The Internal Revenue Service has long recognized that individual premiums can be funded by employers with pre-tax dollars under the tax code, but there have also been questions and controversies over whether federal insurance requirements limit this practice. A change in federal regulation made individual coverage HRAs available on January 1, 2020. Explicitly codifying this policy in statute would provide helpful clarity and confidence to employers considering this option.

Summing Up

The vision behind these steps is a more competitive individual market with lower premiums that middle-income Americans can afford on their own without subsidies. The combination of fixed subsidies, a federal reinsurance program, and codification of individual-coverage HRAs will increase the proportion of unsubsidized people in the individual market. This change will help create a more functional, competitive market and, in turn, drive down the overall cost of care.

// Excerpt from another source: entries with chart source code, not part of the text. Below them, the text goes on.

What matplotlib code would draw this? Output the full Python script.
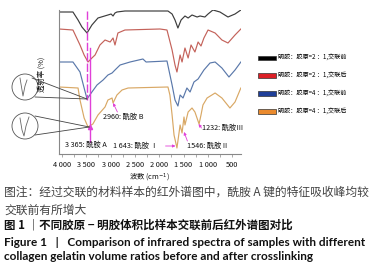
import matplotlib
matplotlib.use("Agg")
import matplotlib.pyplot as plt
from matplotlib.patches import Patch, Circle, ConnectionPatch
import numpy as np

plt.rcParams['font.family'] = ['Noto Sans CJK SC', 'DejaVu Sans']

# ---------------- data (wavenumber cm-1, relative transmittance) ----------------
black_wn = [4060, 3775, 3670, 3590, 3485, 3385, 3260, 3055, 2990, 2950, 2910, 2870, 2705, 1820, 1735,
            1675, 1615, 1550, 1470, 1405, 1325, 1220, 1160, 1060, 995, 895, 750, 585, 440, 320]
black_t = [142, 142, 134, 127, 121, 129, 136, 139, 140, 138, 141, 142, 143, 143, 140,
           134, 126, 134, 138, 136, 139, 137, 138, 137, 140, 144, 142, 137, 140, 144]

red_wn = [4060, 3775, 3630, 3545, 3465, 3385, 3320, 3220, 3115, 3010, 2950, 2910, 2850, 2705, 1985, 1840,
          1735, 1675, 1635, 1570, 1530, 1470, 1405, 1345, 1265, 1200, 1140, 1080, 995, 850, 710, 585, 440, 320]
red_t = [125, 124, 109, 99, 92, 96, 99, 109, 114, 112, 116, 109, 121, 124, 125, 124,
         104, 89, 82, 99, 92, 106, 96, 109, 102, 112, 108, 116, 124, 121, 114, 111, 119, 125]

blue_wn = [4060, 3775, 3630, 3545, 3485, 3385, 3280, 3155, 3055, 2970, 2910, 2805, 2600, 2335, 2270, 1840,
           1735, 1675, 1615, 1570, 1510, 1430, 1365, 1285, 1200, 1080, 955, 850, 710, 565, 440, 320]
blue_t = [92, 92, 82, 66, 55, 62, 69, 74, 79, 81, 84, 89, 92, 95, 92, 93,
          69, 54, 48, 59, 56, 66, 62, 72, 75, 84, 91, 92, 86, 77, 84, 92]

orange_wn = [4060, 3670, 3630, 3545, 3465, 3365, 3260, 3115, 3055, 3010, 2970, 2950, 2870, 2765, 2640, 1820,
             1780, 1735, 1695, 1635, 1570, 1530, 1490, 1470, 1405, 1325, 1265, 1180, 1140, 1100, 1015, 850,
             710, 545, 440, 320]
orange_t = [67, 66, 54, 36, 27, 30, 39, 47, 54, 55, 56, 51, 59, 64, 66, 67,
            59, 39, 19, 6, 29, 21, 37, 29, 42, 46, 42, 30, 39, 49, 56, 61,
            56, 46, 52, 66]

series_labels = ['明胶：胶原=2 ：1,交联前', '明胶：胶原=2 ：1,交联后',
                 '明胶：胶原=4 ：1,交联前', '明胶：胶原=4 ：1,交联后']
line_colors = ['#3c3c3c', '#c4625a', '#5a78aa', '#d9a865']
legend_colors = ['#000000', '#dc1f26', '#1f3f99', '#ea8a2e']

xticks = [4000, 3500, 3000, 2500, 2000, 1500, 1000, 500]
xtick_labels = ['4 000', '3 500', '3 000', '2 500', '2 000', '1 500', '1 000', '500']

PINK = '#e040d8'
W, H = 375, 269

fig = plt.figure(figsize=(W / 100, H / 100), dpi=100)
ax = fig.add_axes([59 / W, 1 - 154 / H, (241 - 59) / W, (154 - 10) / H])
ax.set_xlim(4062, 317)
ax.set_ylim(0, 144)

for wn, t, c in zip([black_wn, red_wn, blue_wn, orange_wn],
                    [black_t, red_t, blue_t, orange_t], line_colors):
    ax.plot(wn, t, color=c, lw=0.85)

for s in ['top', 'right']:
    ax.spines[s].set_visible(False)
for s in ['left', 'bottom']:
    ax.spines[s].set_color('#888888')
    ax.spines[s].set_linewidth(0.8)
ax.set_yticks([])
ax.set_xticks(xticks)
ax.set_xticklabels(xtick_labels, fontsize=5.3, color='#111111')
ax.set_xticks(np.arange(500, 4001, 250), minor=True)
ax.tick_params(axis='x', which='both', length=2, width=0.5, color='#888888', pad=3)
ax.set_xlabel('波数 (cm$^{-1}$)', fontsize=5.3, labelpad=2, color='#111111')
ax.set_ylabel('透射率 (%)', fontsize=5.3, labelpad=6, color='#111111')
ax.yaxis.set_label_coords(-0.072, 0.55)

# pink marker lines
ax.plot([3485, 3485], [143, 54], color=PINK, lw=1.0, ls=(0, (6, 1.5)))
ax.plot([3425, 3425], [106, 12], color=PINK, lw=1.0)
ax.plot([3425], [27], marker='^', color=PINK, ms=3)

arrow = dict(arrowstyle='-|>', color=PINK, lw=0.6, mutation_scale=4, shrinkA=0, shrinkB=0)
ax.annotate('', xy=(2950, 51), xytext=(2860, 42), arrowprops=arrow)
ax.annotate('', xy=(1665, 8), xytext=(1870, 8), arrowprops=arrow)
ax.annotate('', xy=(1490, 22), xytext=(1420, 13), arrowprops=arrow)
ax.annotate('', xy=(1190, 30), xytext=(1130, 26), arrowprops=arrow)

fs = 5.2
ax.text(3150, 37, '2960: 酰胺 B', fontsize=fs, va='center', ha='left', color='#111111')
ax.text(3930, 9, '3 365: 酰胺 A', fontsize=fs, va='center', ha='left', color='#111111')
ax.text(2950, 8, '1 643: 酰胺 Ⅰ', fontsize=fs, va='center', ha='left', color='#111111')
ax.text(1420, 8, '1546: 酰胺Ⅱ', fontsize=fs, va='center', ha='left', color='#111111')
ax.text(1120, 26, '1232: 酰胺Ⅲ', fontsize=fs, va='center', ha='left', color='#111111')

# overlay axes in pixel coordinates for the magnifier circles
ov = fig.add_axes([0, 0, 1, 1], zorder=-1)
ov.set_xlim(0, W)
ov.set_ylim(H, 0)
ov.axis('off')
for cy, pts in [(87, [(20, 78), (22, 90), (23, 96), (25, 86), (27, 80)]),
                (126, [(20, 118), (22, 130), (24, 136), (26, 126), (29, 117)])]:
    ov.add_patch(Circle((25, cy), 13, fill=False, ec='#555555', lw=0.6))
    xs, ys = zip(*pts)
    ov.plot(xs, ys, color='#666666', lw=0.6)

for (px, py), target in [((32, 78), (3485, 55)), ((35, 97), (3485, 55)),
                         ((35, 116), (3440, 27)), ((35, 135), (3440, 27))]:
    cp = ConnectionPatch(xyA=(px, py), coordsA=ov.transData, xyB=target, coordsB=ax.transData,
                         color='#444444', lw=0.6)
    fig.add_artist(cp)

# legend
handles = [Patch(facecolor=c, edgecolor='#333333', linewidth=0.5) for c in legend_colors]
fig.legend(handles, series_labels, loc='upper left', bbox_to_anchor=(258 / W, 1 - 54 / H),
           frameon=False, fontsize=4.4, handlelength=3.0, handleheight=0.8,
           handletextpad=0.3, labelspacing=1.6, borderpad=0, borderaxespad=0)

# captions
fig.text(4 / W, 1 - 192 / H, '图注：经过交联的材料样本的红外谱图中，酰胺 A 键的特征吸收峰均较',
         fontsize=8.5, va='center', ha='left', color='#444444')
fig.text(4 / W, 1 - 210 / H, '交联前有所增大', fontsize=8.5, va='center', ha='left', color='#444444')
fig.text(4 / W, 1 - 225 / H, '图 1 ｜不同胶原 − 明胶体积比样本交联前后红外谱图对比',
         fontsize=8.3, va='center', ha='left', color='#111111', fontweight='bold')
fig.text(4 / W, 1 - 242 / H, 'Figure 1   |   Comparison of infrared spectra of samples with different',
         fontsize=8.45, va='center', ha='left', color='#111111', fontweight='bold', family='Lato')
fig.text(4 / W, 1 - 257 / H, 'collagen gelatin volume ratios before and after crosslinking',
         fontsize=8.45, va='center', ha='left', color='#111111', fontweight='bold', family='Lato')

fig.savefig('out.png', dpi=100)
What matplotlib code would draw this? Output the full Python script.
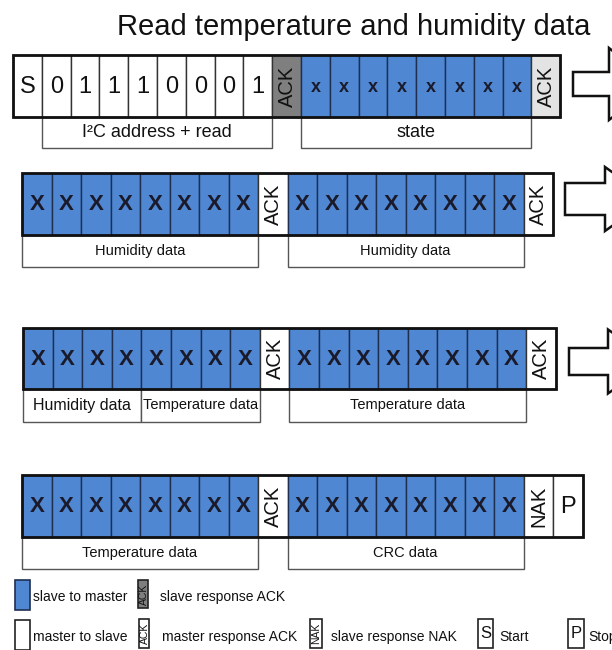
import matplotlib
matplotlib.use("Agg")
import matplotlib.pyplot as plt
from matplotlib.patches import Rectangle, Polygon

plt.rcParams['font.family'] = ['Liberation Sans', 'DejaVu Sans']

TITLE = "Read temperature and humidity data"

# Row contents: (text, kind)  kind: w=white bit, b=blue data, g=gray slave ACK, lg=light gray ACK, wa=white vertical ACK/NAK
row1_cells = [("S", "w"), ("0", "w"), ("1", "w"), ("1", "w"), ("1", "w"), ("0", "w"),
              ("0", "w"), ("0", "w"), ("1", "w"), ("ACK", "g")] + [("x", "b")] * 8 + [("ACK", "lg")]
row2_cells = [("X", "b")] * 8 + [("ACK", "wa")] + [("X", "b")] * 8 + [("ACK", "wa")]
row3_cells = [("X", "b")] * 8 + [("ACK", "wa")] + [("X", "b")] * 8 + [("ACK", "wa")]
row4_cells = [("X", "b")] * 8 + [("ACK", "wa")] + [("X", "b")] * 8 + [("NAK", "wa"), ("P", "w")]

row1_labels = [("I²C address + read", 1, 9), ("state", 10, 18)]
row2_labels = [("Humidity data", 0, 8), ("Humidity data", 9, 17)]
row3_labels = [("Humidity data", 0, 4), ("Temperature data", 4, 8), ("Temperature data", 9, 17)]
row4_labels = [("Temperature data", 0, 8), ("CRC data", 9, 17)]

legend_items = [("slave to master", "b", ""), ("slave response ACK", "g", "ACK"),
                ("master to slave", "w", ""), ("master response ACK", "wa", "ACK"),
                ("slave response NAK", "wa", "NAK"), ("Start", "w", "S"), ("Stop", "w", "P")]

BLUE = "#4f87d3"
GRAY = "#7f7f7f"
LGRAY = "#e3e3e3"
fill = {"w": "white", "b": BLUE, "g": GRAY, "lg": LGRAY, "wa": "white"}

fig = plt.figure(figsize=(6.12, 6.5), dpi=100)
ax = fig.add_axes([0, 0, 1, 1])
ax.set_xlim(0, 612)
ax.set_ylim(650, 0)
ax.axis("off")

ax.text(354, 27, TITLE, ha="center", va="center", fontsize=21, color="#111111")


def draw_row(cells, x0, y0, w, h, labels, lab_h, xfs, xweight, lab_fs):
    n = len(cells)
    for i, (t, k) in enumerate(cells):
        x = x0 + i * w
        ec = "#1f2f4f" if k == "b" else "#333333"
        ax.add_patch(Rectangle((x, y0), w, h, facecolor=fill[k], edgecolor=ec, lw=1.0))
        if t in ("ACK", "NAK"):
            ax.text(x + w / 2 + 0.5, y0 + h / 2, t, rotation=90, ha="center", va="center",
                    fontsize=14.5, color="#111111")
        elif k == "b":
            ax.text(x + w / 2, y0 + h / 2 + 1, t, ha="center", va="center",
                    fontsize=xfs, color="#1a1a2a", fontweight=xweight)
        else:
            ax.text(x + w / 2, y0 + h / 2 + 1, t, ha="center", va="center",
                    fontsize=17, color="#111111")
    ax.add_patch(Rectangle((x0, y0), n * w, h, facecolor="none", edgecolor="#111111", lw=2.0))
    for (t, a, b), fs in zip(labels, lab_fs):
        xa, xb = x0 + a * w, x0 + b * w
        ax.add_patch(Rectangle((xa, y0 + h), xb - xa, lab_h, facecolor="white",
                               edgecolor="#555555", lw=1.0, zorder=0.5))
        ax.text((xa + xb) / 2, y0 + h + lab_h / 2, t, ha="center", va="center",
                fontsize=fs, color="#111111")


def draw_arrow(xl, yt, yb, xh, hh):
    ym = (yt + yb) / 2
    pts = [(xl, yt), (xh, yt), (xh, ym - hh), (xh + 45, ym), (xh, ym + hh), (xh, yb), (xl, yb)]
    ax.add_patch(Polygon(pts, closed=True, facecolor="white", edgecolor="#111111", lw=1.8))


draw_row(row1_cells, 13, 55, 28.8, 62, row1_labels, 31, 13, "bold", [13, 13])
draw_row(row2_cells, 22, 173, 29.5, 62, row2_labels, 32, 16, "bold", [10.5, 10.5])
draw_row(row3_cells, 23, 328, 29.6, 61, row3_labels, 33, 16, "bold", [11.5, 10.5, 10.5])
draw_row(row4_cells, 22, 475, 29.5, 62, row4_labels, 32, 16, "bold", [10.5, 10.5])

draw_arrow(573, 72, 96, 609, 36)
draw_arrow(565, 183, 215, 605, 32)
draw_arrow(569, 348, 375, 608, 32)

# Legend
leg_pos = [(15, 580, 15, 30, 33, 597), (138, 580, 10, 28, 160, 597),
           (15, 620, 15, 30, 33, 637), (139, 619, 10, 29, 162, 637),
           (310, 619, 12, 29, 331, 637), (478, 619, 15, 29, 499, 637),
           (568, 619, 16, 29, 588, 637)]
for (lab, k, t), (x, y, w, h, tx, ty) in zip(legend_items, leg_pos):
    ec = "#1f2f4f" if k == "b" else "#222222"
    ax.add_patch(Rectangle((x, y), w, h, facecolor=fill[k], edgecolor=ec, lw=1.2))
    if t in ("ACK", "NAK"):
        ax.text(x + w / 2 + 0.5, y + h / 2, t, rotation=90, ha="center", va="center",
                fontsize=7.5, color="#111111")
    elif t:
        ax.text(x + w / 2, y + h / 2, t, ha="center", va="center", fontsize=12, color="#111111")
    ax.text(tx, ty, lab, ha="left", va="center", fontsize=10, color="#111111")

fig.savefig("out.png", dpi=100)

A transition to fixed subsidies under the first step will likely require more generous subsidies to account for the current affordability problems in the market. These subsidies will be built on a new foundation of active, price-sensitive consumers who drive insurer competition in the individual market, thus leading to lower premiums and better health coverage. As time goes by, lower premiums will reduce the need for subsidies. Instead of being yet another factor driving up the cost of care, the individual market will become a key part of the solution to bring down health costs for all Americans.